I did not decide you were "just making all this stuff up".  I am just sick of hearing you go on about things like this that I have never personally seen happen or even heard about from anyone not on a message board, without one single anecdote to show what you're talking about or one single guess at what might actually be happening to cause it.  If I have to attack you to find out WTF you are talking about, so be it.

rohina:
Guh, more reading failure. No one was MAKING this person take English. They were encouraging her, merely because she had expressed an interest in it, and in spite of a bunch of issues that made it pretty much contra-indicated. If my blind person had insisted on majoring in Art History, do you think that is something she should have been encouraged to do? Or at some point, does someone need to say, "Uh, dude, if you can't see the paintings, it is going to be a bit difficult for you to write essays about them"?

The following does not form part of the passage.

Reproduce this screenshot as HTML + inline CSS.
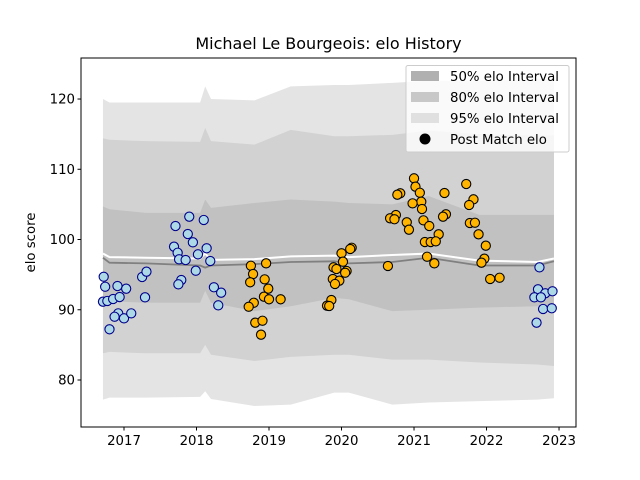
<!DOCTYPE html>
<html><head><meta charset="utf-8"><style>
body{margin:0;background:#fff}
svg{display:block;font-family:"DejaVu Sans","Liberation Sans",sans-serif}
</style></head><body>
<svg id="chart" width="640" height="480" viewBox="0 0 640 480" xmlns="http://www.w3.org/2000/svg">
<rect width="640" height="480" fill="#fff"/>
<text x="328.5" y="49" font-size="16" text-anchor="middle">Michael Le Bourgeois: elo History</text>
<g id="plot"></g>
<g id="axes"></g>
<text transform="translate(35,242.5) rotate(-90)" font-size="13.3" text-anchor="middle">elo score</text>
<g>
<rect x="406" y="65.5" width="163" height="86.5" rx="2" fill="#fff" fill-opacity="0.8" stroke="#ccc"/>
<rect x="411" y="71" width="28" height="10" fill="#b0b0b0"/>
<text x="450" y="81" font-size="13.3">50% elo Interval</text>
<rect x="411" y="92" width="28" height="10" fill="#c8c8c8"/>
<text x="450" y="102" font-size="13.3">80% elo Interval</text>
<rect x="411" y="113" width="28" height="10" fill="#e0e0e0"/>
<text x="450" y="123" font-size="13.3">95% elo Interval</text>
<circle cx="425" cy="139" r="5.5" fill="#000"/>
<text x="450" y="144" font-size="13.3">Post Match elo</text>
</g>
</svg>
<script>
const bandYears=[2016.71,2016.8,2017.3,2018.05,2018.12,2018.2,2018.8,2019.3,2019.9,2020.1,2020.7,2021.2,2021.9,2022.7,2022.93];
const meanLine=[97.4,96.7,96.6,96.3,96.0,96.3,96.5,96.8,96.9,96.6,96.8,97.4,96.3,96.3,96.9];
const medianLine=[98.0,97.5,97.4,97.3,98.0,97.1,97.2,97.6,97.7,97.5,97.8,98.0,97.0,96.8,97.3];
const hi95=[120.0,119.5,119.5,119.5,121.8,120.0,119.8,121.8,122.0,122.0,122.3,122.6,122.6,122.8,123.0];
const lo95=[77.2,77.5,77.5,77.6,78.4,77.3,76.3,76.5,78.2,78.2,76.5,76.8,77.0,77.2,77.4];
const hi80=[114.4,114.2,114.0,113.9,115.9,114.0,113.5,115.6,114.7,114.7,114.9,115.5,115.0,114.8,114.8];
const lo80=[83.8,84.0,83.8,83.8,85.0,83.6,82.7,83.3,83.6,83.6,82.9,82.9,82.5,82.2,82.0];
const hi50=[104.7,104.3,103.8,103.8,105.7,104.5,105.2,105.7,105.4,105.2,105.0,106.2,103.5,103.5,103.5];
const lo50=[91.2,91.2,91.0,91.0,92.7,91.0,89.8,90.5,91.7,91.5,89.8,90.0,90.3,90.5,90.8];
const blueYears=[2016.72,2016.74,2016.91,2017.03,2016.71,2016.77,2016.85,2016.94,2016.92,2016.87,2017.00,2017.10,2016.80,2017.25,2017.31,2017.29,2017.90,2018.10,2017.71,2017.88,2017.95,2017.69,2017.74,2018.14,2018.02,2017.76,2017.85,2018.19,2017.99,2017.79,2017.75,2018.24,2018.34,2018.30,2022.73,2022.71,2022.81,2022.91,2022.66,2022.75,2022.78,2022.90,2022.69];
const blueElo=[94.70,93.28,93.38,93.0,91.15,91.25,91.53,91.81,89.49,89.01,88.78,89.49,87.22,94.66,95.42,91.77,103.25,102.78,101.92,100.78,99.60,98.98,98.12,98.75,97.89,97.18,97.08,96.94,95.56,94.23,93.62,93.20,92.43,90.63,96.04,92.91,92.34,92.63,91.77,91.77,90.11,90.21,88.16];
const orangeYears=[2018.75,2018.96,2018.78,2018.74,2018.94,2018.99,2018.93,2019.00,2018.79,2018.72,2018.81,2018.91,2018.89,2019.16,2020.0,2020.14,2020.12,2020.02,2019.89,2019.93,2020.07,2020.05,2019.88,2019.97,2019.91,2019.86,2019.80,2019.83,2020.64,2021.0,2021.02,2021.08,2020.81,2020.77,2021.10,2020.98,2021.11,2020.75,2020.67,2020.73,2020.90,2020.93,2021.13,2021.21,2021.34,2021.15,2021.23,2021.30,2021.18,2021.28,2021.42,2021.44,2021.40,2021.72,2021.82,2021.76,2021.77,2021.84,2021.89,2021.99,2021.97,2021.93,2022.05,2022.18];
const orangeElo=[96.27,96.61,95.09,93.91,94.33,93.0,91.86,91.49,91.00,90.43,88.16,88.44,86.45,91.49,98.04,98.83,98.65,96.84,96.04,95.80,95.52,95.27,94.38,94.14,93.67,91.39,90.58,90.53,96.23,108.71,107.52,106.66,106.58,106.38,105.38,105.15,104.34,103.49,103.02,102.88,102.45,101.40,102.73,101.92,100.74,99.64,99.64,99.74,97.55,96.61,106.62,103.59,103.25,107.90,105.72,104.91,102.35,102.39,100.74,99.12,97.27,96.70,94.38,94.56];
const yTicks=[80,90,100,110,120];
const xTicks=[2017,2018,2019,2020,2021,2022,2023];

const L=81,R=576,T=58,B=427;
const X0=2016.407,X1=2023.234,Y0=73.31,Y1=125.84;
const sx=v=>L+(v-X0)/(X1-X0)*(R-L);
const sy=v=>B-(v-Y0)/(Y1-Y0)*(B-T);
const NS='http://www.w3.org/2000/svg';
const plot=document.getElementById('plot'),axes=document.getElementById('axes');
function mk(tag,attrs,parent){const e=document.createElementNS(NS,tag);for(const k in attrs)e.setAttribute(k,attrs[k]);parent.appendChild(e);return e;}
function band(hi,lo,fill,name){
  let d='M'+bandYears.map((y,i)=>sx(y)+','+sy(hi[i])).join('L');
  for(let i=bandYears.length-1;i>=0;i--)d+='L'+sx(bandYears[i])+','+sy(lo[i]);
  const p=mk('path',{d:d+'Z',fill:fill},plot);
  
  
}
band(hi95,lo95,'#e4e4e4','band-95');
band(hi80,lo80,'#d2d2d2','band-80');
band(hi50,lo50,'#c1c1c1','band-50');
function line(vals,stroke,w,name){
  const p=mk('polyline',{points:bandYears.map((y,i)=>sx(y)+','+sy(vals[i])).join(' '),fill:'none',stroke:stroke,'stroke-width':w},plot);
  
  
}
line(meanLine,'#808080',1.8,'mean-line');
line(medianLine,'#ffffff',2,'median-line');
function pts(xs,ys,fill,stroke,name){
  xs.forEach((x,i)=>{
    const c=mk('circle',{cx:sx(x),cy:sy(ys[i]),r:4.6,fill:fill,stroke:stroke,'stroke-width':1.1},plot);
    
    
  });
}
pts(blueYears,blueElo,'#add8e6','#00008b','post-match-point-blue');
pts(orangeYears,orangeElo,'#ffb400','#000000','post-match-point-orange');
const frame=mk('rect',{x:L,y:T,width:R-L,height:B-T,fill:'none',stroke:'#000','stroke-width':1},axes);


yTicks.forEach(v=>{
  const t=mk('line',{x1:L-3.5,x2:L,y1:sy(v),y2:sy(v),stroke:'#000'},axes);
  
  
  const tx=mk('text',{x:L-6,y:sy(v)+4.6,'font-size':13.3,'text-anchor':'end'},axes);
  tx.textContent=v;
  
  
});
xTicks.forEach(v=>{
  const t=mk('line',{x1:sx(v),x2:sx(v),y1:B,y2:B+3.5,stroke:'#000'},axes);
  
  
  const tx=mk('text',{x:sx(v),y:B+18,'font-size':13.3,'text-anchor':'middle'},axes);
  tx.textContent=v;
  
  
});
</script>
</body></html>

What the hell is your argument, now? That my experience is nothing but anecdotal? Possibly, except I have had discussions with other academics about similar situations. Oh, but you don't believe me when I say that? Because really, your argument, based on nothing, is that you have decided I am bad at my job?

What is your evidence to support your position? That you had some teachers who had trouble putting up with your shit? How is that valid, if you are dismissing everyone else's personal experience?

As far as your "I am sick of you saying things outside my experience", well, I am sorry your experiences are so limited. Have you asked an educator about these issues? I mean, if you are complaining that you haven't encountered these opinions elsewhere, I have to ask if you have put yourself in the way of encountering them. MATY is full of people I wouldn't meet AFK. It's one of the things I like about this place, actually, since meeting retired mercenaries who live in bunkers is not something that would normally happened to my sheltered, Ivory Tower, self. Meeting entitled assholes who think they are smarter than they are is something I have no shortage of in my workaday life, though.

If you are now dismissing arguments people are making here because they are making them here, I have to ask wtf you think you are going to accomplish. Maybe you should go have a lie down.